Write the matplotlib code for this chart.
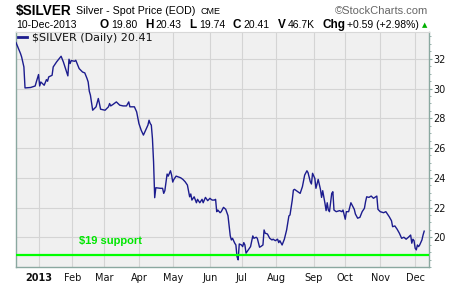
import matplotlib
matplotlib.use("Agg")
import matplotlib.pyplot as plt
import pandas as pd

# daily closes (approximate)
dates = [
    "2012-12-13", "2012-12-17", "2012-12-18", "2012-12-20", "2012-12-21", "2012-12-26", "2012-12-30", "2012-12-31",
    "2013-01-02", "2013-01-03", "2013-01-04", "2013-01-07", "2013-01-09", "2013-01-10", "2013-01-11", "2013-01-14",
    "2013-01-15", "2013-01-18", "2013-01-22", "2013-01-24", "2013-01-28", "2013-01-29", "2013-01-30", "2013-01-31",
    "2013-02-03", "2013-02-04", "2013-02-07", "2013-02-10", "2013-02-12", "2013-02-14", "2013-02-15", "2013-02-16",
    "2013-02-17", "2013-02-19", "2013-02-22", "2013-02-24", "2013-02-25", "2013-02-26",
    "2013-03-02", "2013-03-05", "2013-03-06", "2013-03-07", "2013-03-09", "2013-03-12", "2013-03-15", "2013-03-18",
    "2013-03-21", "2013-03-23", "2013-03-24", "2013-03-28", "2013-03-30",
    "2013-04-01", "2013-04-03", "2013-04-05", "2013-04-07", "2013-04-09", "2013-04-10", "2013-04-11", "2013-04-12",
    "2013-04-13", "2013-04-14", "2013-04-15", "2013-04-16", "2013-04-20", "2013-04-22", "2013-04-23", "2013-04-24",
    "2013-04-26", "2013-04-27", "2013-04-29", "2013-04-30",
    "2013-05-01", "2013-05-02", "2013-05-04", "2013-05-08", "2013-05-10", "2013-05-12", "2013-05-14", "2013-05-16",
    "2013-05-17", "2013-05-18", "2013-05-20", "2013-05-22", "2013-05-23", "2013-05-25", "2013-05-27", "2013-05-28",
    "2013-05-30", "2013-06-01", "2013-06-03",
    "2013-06-04", "2013-06-05", "2013-06-07", "2013-06-08", "2013-06-09", "2013-06-10", "2013-06-12", "2013-06-13",
    "2013-06-15", "2013-06-17", "2013-06-19", "2013-06-21", "2013-06-22", "2013-06-23", "2013-06-25", "2013-06-26",
    "2013-06-27", "2013-06-28", "2013-06-29",
    "2013-07-01", "2013-07-02", "2013-07-03", "2013-07-04", "2013-07-05", "2013-07-07", "2013-07-09", "2013-07-11",
    "2013-07-12", "2013-07-14", "2013-07-15", "2013-07-17", "2013-07-18", "2013-07-20", "2013-07-21", "2013-07-22",
    "2013-07-24", "2013-07-26", "2013-07-28", "2013-07-29", "2013-07-31",
    "2013-08-02", "2013-08-03", "2013-08-04", "2013-08-06", "2013-08-08", "2013-08-10", "2013-08-12", "2013-08-13",
    "2013-08-15", "2013-08-16", "2013-08-17", "2013-08-20", "2013-08-22", "2013-08-24", "2013-08-26", "2013-08-28",
    "2013-08-29", "2013-08-31", "2013-09-01", "2013-09-02",
    "2013-09-04", "2013-09-05", "2013-09-07", "2013-09-09", "2013-09-10", "2013-09-11", "2013-09-13", "2013-09-14",
    "2013-09-15", "2013-09-16", "2013-09-17", "2013-09-19", "2013-09-20", "2013-09-21", "2013-09-23", "2013-09-26",
    "2013-09-28", "2013-09-29",
    "2013-10-01", "2013-10-02", "2013-10-04", "2013-10-06", "2013-10-07", "2013-10-09", "2013-10-10", "2013-10-12",
    "2013-10-14", "2013-10-16", "2013-10-18", "2013-10-19", "2013-10-20", "2013-10-22", "2013-10-24", "2013-10-26",
    "2013-10-28", "2013-10-29", "2013-10-30",
    "2013-11-01", "2013-11-04", "2013-11-06", "2013-11-09", "2013-11-11", "2013-11-12", "2013-11-14", "2013-11-16",
    "2013-11-18", "2013-11-20", "2013-11-22", "2013-11-24", "2013-11-26", "2013-11-28", "2013-11-29", "2013-11-30",
    "2013-12-01",
    "2013-12-02", "2013-12-03", "2013-12-04", "2013-12-05", "2013-12-06", "2013-12-08", "2013-12-09", "2013-12-10",
]
closes = [
    33.09, 32.35, 32.12, 31.45, 30.04, 30.07, 30.17, 30.44,
    30.94, 30.17, 30.44, 30.22, 30.60, 30.49, 30.78, 30.89,
    31.45, 31.79, 32.17, 31.79, 30.85, 31.97, 31.68, 31.88,
    31.83, 31.90, 31.34, 31.11, 31.05, 30.67, 30.44, 29.82,
    29.55, 28.54, 28.77, 29.33, 28.99, 28.61,
    28.54, 28.77, 28.99, 28.83, 28.93, 29.10, 28.88, 28.83,
    28.83, 29.10, 28.77, 28.77, 28.43,
    27.65, 27.20, 26.87, 27.20, 27.54, 27.87, 27.65, 27.54,
    26.64, 25.07, 22.66, 23.33, 23.29, 23.29, 22.95, 23.13,
    24.25, 24.11, 24.47, 24.18,
    23.71, 23.89, 24.11, 24.00, 23.89, 23.73, 23.51, 22.72,
    22.91, 22.50, 22.72, 22.32, 22.55, 22.32, 22.55, 22.32,
    22.68, 22.46, 22.62,
    22.55, 22.50, 22.50, 22.55, 21.72, 21.83, 21.65, 21.72,
    22.01, 21.88, 21.45, 20.10, 19.82, 19.93, 19.60, 19.48,
    18.70, 18.48, 19.55,
    19.48, 19.37, 19.64, 19.48, 18.93, 19.15, 19.37, 20.09,
    19.93, 20.00, 19.93, 19.33, 19.37, 19.48, 20.49, 20.27,
    20.22, 19.93, 19.82, 19.87, 19.77,
    19.87, 19.64, 19.77, 19.48, 19.87, 20.49, 21.43, 21.50,
    22.50, 23.17, 23.22, 23.06, 22.95, 23.40, 24.18, 24.47,
    24.34, 23.73, 23.58, 24.30,
    23.96, 23.29, 23.89, 23.22, 22.68, 23.13, 22.28, 21.79,
    22.32, 21.83, 21.72, 22.95, 23.06, 21.83, 21.72, 21.79,
    21.72, 21.83,
    21.21, 21.72, 21.72, 22.32, 22.17, 21.88, 21.56, 21.28,
    21.34, 21.72, 21.95, 22.39, 22.72, 22.68, 22.77, 22.62,
    22.72, 22.77, 21.88,
    21.72, 21.65, 21.72, 21.38, 21.11, 20.71, 20.76, 20.54,
    20.27, 19.93, 20.00, 19.87, 20.00, 20.15, 19.60, 19.87,
    19.77,
    19.26, 19.15, 19.48, 19.37, 19.48, 19.82, 20.15, 20.41,
]

month_dates = ["2013-01-02", "2013-02-01", "2013-03-01", "2013-04-01", "2013-05-01", "2013-06-03",
               "2013-07-01", "2013-08-01", "2013-09-03", "2013-10-01", "2013-11-01", "2013-12-02"]
month_labels = ["2013", "Feb", "Mar", "Apr", "May", "Jun", "Jul", "Aug", "Sep", "Oct", "Nov", "Dec"]
y_ticks = [20, 22, 24, 26, 28, 30, 32]

support_level = 18.8
support_text = "$19 support"
support_text_at = ("2013-02-07", 19.72)

quote = [("O", "19.80"), ("H", "20.43"), ("L", "19.74"), ("C", "20.41"), ("V", "46.7K"), ("Chg", "+0.59 (+2.98%)")]

W, H = 460, 284
fig = plt.figure(figsize=(W / 100, H / 100), dpi=100)
fig.patch.set_facecolor("white")

ax = fig.add_axes([16 / W, 1 - 267 / H, (428.7 - 16) / W, (267 - 32) / H])
ax.set_facecolor("#f0f0f0")

x = pd.to_datetime(dates)
ax.plot(x, closes, color="#1c1c8e", lw=1.0, zorder=3)
ax.axhline(support_level, color="#00ff00", lw=1.6, zorder=4)
ax.text(pd.Timestamp(support_text_at[0]), support_text_at[1], support_text,
        color="#00e600", fontsize=8, fontweight="bold", family="Liberation Sans", va="center", zorder=5)

ax.set_xlim(pd.Timestamp("2012-12-13"), pd.Timestamp("2013-12-14"))
ax.set_ylim(18.0, 33.8)

ax.set_xticks(pd.to_datetime(month_dates))
ax.set_xticklabels(month_labels)
ax.get_xticklabels()[0].set_fontweight("bold")
ax.set_yticks(y_ticks)
ax.set_yticks([v / 2 for v in range(36, 68)], minor=True)
ax.yaxis.tick_right()
ax.tick_params(axis="y", which="major", labelsize=7, length=2.5, pad=1, color="#8aa8a0")
ax.tick_params(axis="y", which="minor", length=1.2, color="#8aa8a0")
ax.tick_params(axis="x", labelsize=7, length=0, pad=4)
for lab in ax.get_xticklabels() + ax.get_yticklabels():
    lab.set_color("#111111")

ax.grid(True, color="#d4d4d4", lw=0.8, zorder=0)
for side in ["left", "right", "bottom"]:
    ax.spines[side].set_color("#8aa8a0")
    ax.spines[side].set_linewidth(1.0)
ax.spines["top"].set_color("#d8d8d8")
ax.spines["top"].set_linewidth(0.8)

# legend line
ax.plot([], [], color="#1c1c8e", lw=2, label="$SILVER (Daily) 20.41")
leg = ax.legend(loc="upper left", frameon=False, fontsize=8, handlelength=0.8, handletextpad=0.4,
                borderaxespad=0.0, borderpad=0.05, bbox_to_anchor=(0.004, 0.998))
leg.get_texts()[0].set_color("#111111")


def fx(px):
    return px / W


def fy(py):
    return 1 - py / H


renderer = fig.canvas.get_renderer()


def put_run(x0, ybase, pieces):
    cur = x0
    for txt, weight, size, color, gap in pieces:
        t = fig.text(fx(cur), fy(ybase), txt, fontsize=size, fontweight=weight, color=color,
                     family="Liberation Sans", va="baseline", ha="left")
        bb = t.get_window_extent(renderer)
        cur += bb.width + gap


# header line 1
put_run(16, 14.5, [("$SILVER", "bold", 9.8, "black", 4),
                   ("Silver - Spot Price (EOD)", "normal", 7.7, "black", 5),
                   ("CME", "normal", 6.5, "black", 0)])
fig.text(fx(428.5), fy(14.5), "\u00a9StockCharts.com", fontsize=8, color="#666666",
         family="Liberation Sans", ha="right", va="baseline")

# header line 2
fig.text(fx(16), fy(28), "10-Dec-2013", fontsize=7.5, family="Liberation Sans", va="baseline")
pieces = []
for key, val in quote:
    pieces.append((key, "bold", 8.5, "black", 2))
    pieces.append((val, "normal", 7.5, "black", 8))
put_run(100, 28, pieces)
fig.text(fx(424.5), fy(27.5), "\u25b2", fontsize=5, color="#00b000", ha="center", va="baseline")

fig.savefig("out.png", dpi=100)
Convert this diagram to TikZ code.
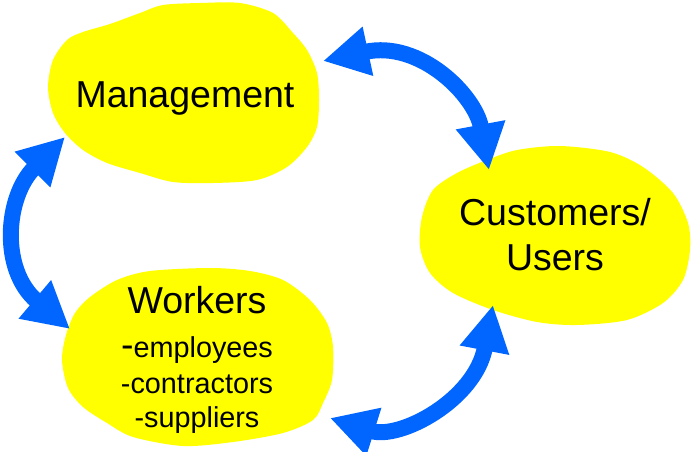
\documentclass[tikz,border=0pt]{standalone}
\usepackage{fontspec}
\setmainfont{Liberation Sans}
\usetikzlibrary{arrows.meta}
\definecolor{blobyellow}{RGB}{255,255,0}
\definecolor{flowblue}{RGB}{0,102,255}
\tikzset{
  blob/.style={fill=blobyellow,draw=none},
  bigtext/.style={font=\fontsize{37.5}{45}\selectfont,align=center},
  listtext/.style={font=\fontsize{28.8}{35}\selectfont,align=center},
  flow/.style={draw=flowblue,line width=16pt,>={Triangle[length=46pt,width=47pt]},<->}
}
\begin{document}
\begin{tikzpicture}[x=1pt,y=-1pt]
\useasboundingbox (0,0) rectangle (693,452);

% Yellow blobs
\fill[blob] plot[smooth cycle] coordinates {(163,5) (200,3) (240,3) (273,13) (293,33) (307,50) (317,73) (319,100) (317,127) (307,147) (287,167) (257,180) (213,183) (173,182) (140,173) (107,163) (83,150) (65,133) (53,113) (48,87) (53,60) (67,40) (83,32) (110,24) (140,13)};
\fill[blob] plot[smooth cycle] coordinates {(150,271) (210,268) (250,271) (283,280) (310,300) (327,323) (333,347) (332,380) (323,403) (313,420) (283,433) (233,442) (183,446) (133,437) (107,423) (83,407) (68,388) (62,360) (66,335) (75,313) (90,297) (117,280)};
\fill[blob] plot[smooth cycle] coordinates {(517,150) (560,146) (610,152) (643,167) (673,193) (688,223) (690,250) (683,280) (663,303) (627,320) (577,325) (537,322) (493,310) (453,293) (430,273) (420,247) (422,217) (433,190) (457,173) (487,160)};

% Labels
\node[bigtext,anchor=base] (mgmt) at (185,107) {Management};
\node[listtext] (workers) at (197,360) {{\fontsize{37.5}{45}\selectfont Workers}\\[9pt]{\fontsize{37.5}{45}\selectfont -}employees\\[1pt]-contractors\\[-1pt]-suppliers};
\node[bigtext] (cust) at (555,235) {Customers/\\Users};

% Arrow ends on the blob edges
\coordinate (mgmt-sw) at (65,137);
\coordinate (mgmt-e) at (323,61);
\coordinate (workers-nw) at (70,329);
\coordinate (workers-e) at (330,418);
\coordinate (cust-n) at (489,170);
\coordinate (cust-s) at (493,305);

% Arrows
\draw[flow] (mgmt-sw) .. controls (5,197) and (0,270) .. (workers-nw);
\draw[flow] (mgmt-e) .. controls (420,40) and (475,95) .. (cust-n);
\draw[flow] (workers-e) .. controls (400,440) and (475,400) .. (cust-s);
\end{tikzpicture}
\end{document}
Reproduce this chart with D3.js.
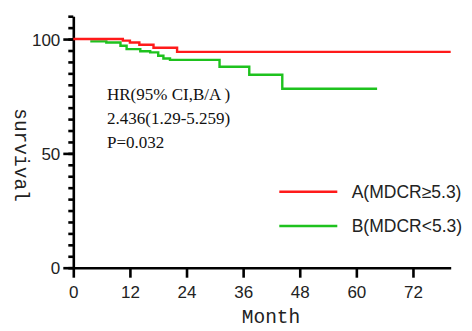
<!DOCTYPE html>
<html>
<head>
<meta charset="utf-8">
<script src="https://cdn.jsdelivr.net/npm/d3@7"></script>
<style>
  body { margin: 0; background: #fff; }
  svg { display: block; }
</style>
</head>
<body>
<div id="chart"></div>
<script>
// survival curves (month, survival %)
var redTimes = [0, 10.5, 12, 14, 17, 22, 80];
var redSurv = [100, 99.3, 98.5, 97.5, 96.2, 94.4, 94.4];
var greenTimes = [3.6, 7, 10, 11.3, 14.2, 16.3, 18, 19.1, 20.5, 31, 37.3, 44.3, 64.4];
var greenSurv = [99, 98.5, 97.1, 95.6, 94.7, 94.2, 92.7, 91.5, 90.9, 87.9, 84.4, 78.3, 78.3];
var xTicks = [0, 12, 24, 36, 48, 60, 72];
var yTicks = [0, 50, 100];
var seriesNames = ["A(MDCR\u22655.3)", "B(MDCR<5.3)"];
var seriesColors = ["#ff1a1a", "#1ec21e"];
var statLines = ["HR(95% CI,B/A )", "2.436(1.29-5.259)", "P=0.032"];

var W = 472, H = 331;
var svg = d3.select("#chart").append("svg").attr("width", W).attr("height", H);

var x = d3.scaleLinear().domain([0, 80]).range([73.3, 450.7]);
var y = d3.scaleLinear().domain([0, 110]).range([267.7, 16.2]);

// minor y ticks
svg.append("g")
  .attr("transform", "translate(" + x(0) + ",0)")
  .call(d3.axisLeft(y).tickValues(d3.range(0, 111, 5)).tickSize(5).tickFormat("").tickSizeOuter(0))
  .call(function (g) { g.select(".domain").remove(); });

var yAxis = svg.append("g")
  .attr("transform", "translate(" + x(0) + ",0)")
  .call(d3.axisLeft(y).tickValues(yTicks).tickSize(10).tickPadding(3).tickSizeOuter(0));

var xAxis = svg.append("g")
  .attr("transform", "translate(0," + y(0) + ")")
  .call(d3.axisBottom(x).tickValues(xTicks).tickSize(10).tickSizeOuter(0));

[yAxis, xAxis].forEach(function (g) {
  g.selectAll("path, line").attr("stroke", "#000").attr("stroke-width", 2.6);
  g.selectAll("text").attr("fill", "#222")
    .style("font-family", "'Liberation Sans', Arial, sans-serif").style("font-size", "17px");
});
svg.selectAll("g line").attr("stroke", "#000").attr("stroke-width", 2.6);
xAxis.selectAll("text").attr("dy", null).attr("y", 30);
yAxis.selectAll("text").attr("dy", "0.36em");

var line = d3.line()
  .x(function (d) { return x(d[0]); })
  .y(function (d) { return y(d[1]); })
  .curve(d3.curveStepAfter);

var red = redTimes.map(function (t, i) { return [t, redSurv[i]]; });
var green = greenTimes.map(function (t, i) { return [t, greenSurv[i]]; });

svg.append("path").datum(green).attr("d", line)
  .attr("fill", "none").attr("stroke", seriesColors[1]).attr("stroke-width", 2.4);
svg.append("path").datum(red).attr("d", line)
  .attr("fill", "none").attr("stroke", seriesColors[0]).attr("stroke-width", 2.4);

// stats text
svg.selectAll(".stat").data(statLines).enter().append("text")
  .attr("class", "stat")
  .attr("x", 107)
  .attr("y", function (d, i) { return 100 + i * 24; })
  .attr("fill", "#111")
  .style("font-family", "'Liberation Serif', 'Times New Roman', serif")
  .style("font-size", "17px")
  .text(function (d) { return d; });

// legend
var legend = svg.selectAll(".legend").data(seriesNames).enter().append("g")
  .attr("class", "legend")
  .attr("transform", function (d, i) { return "translate(0," + (191.7 + i * 34.3) + ")"; });
legend.append("line")
  .attr("x1", 279.3).attr("x2", 337.3)
  .attr("stroke", function (d, i) { return seriesColors[i]; })
  .attr("stroke-width", 2.4);
legend.append("text")
  .attr("x", 351.7).attr("y", 6)
  .attr("fill", "#222")
  .style("font-family", "'Liberation Sans', Arial, sans-serif")
  .style("font-size", "17.5px")
  .text(function (d) { return d; });

// axis titles
svg.append("text")
  .attr("x", 271).attr("y", 323)
  .attr("text-anchor", "middle")
  .attr("fill", "#222")
  .style("font-family", "'Liberation Mono', 'Courier New', monospace")
  .style("font-size", "19.5px")
  .text("Month");

svg.append("text")
  .attr("transform", "translate(15,155) rotate(90)")
  .attr("text-anchor", "middle")
  .attr("fill", "#222")
  .style("font-family", "'Liberation Mono', 'Courier New', monospace")
  .style("font-size", "19.5px")
  .text("survival");
</script>
</body>
</html>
++++++++++
§ WHAT YOU ARE ASKED TO DO
In the records above, collect each line with "this".

§ EXPECTED ANSWER
Write the matplotlib code for this chart.
Convert this diagram to TikZ code.
Reproduce this chart with D3.js.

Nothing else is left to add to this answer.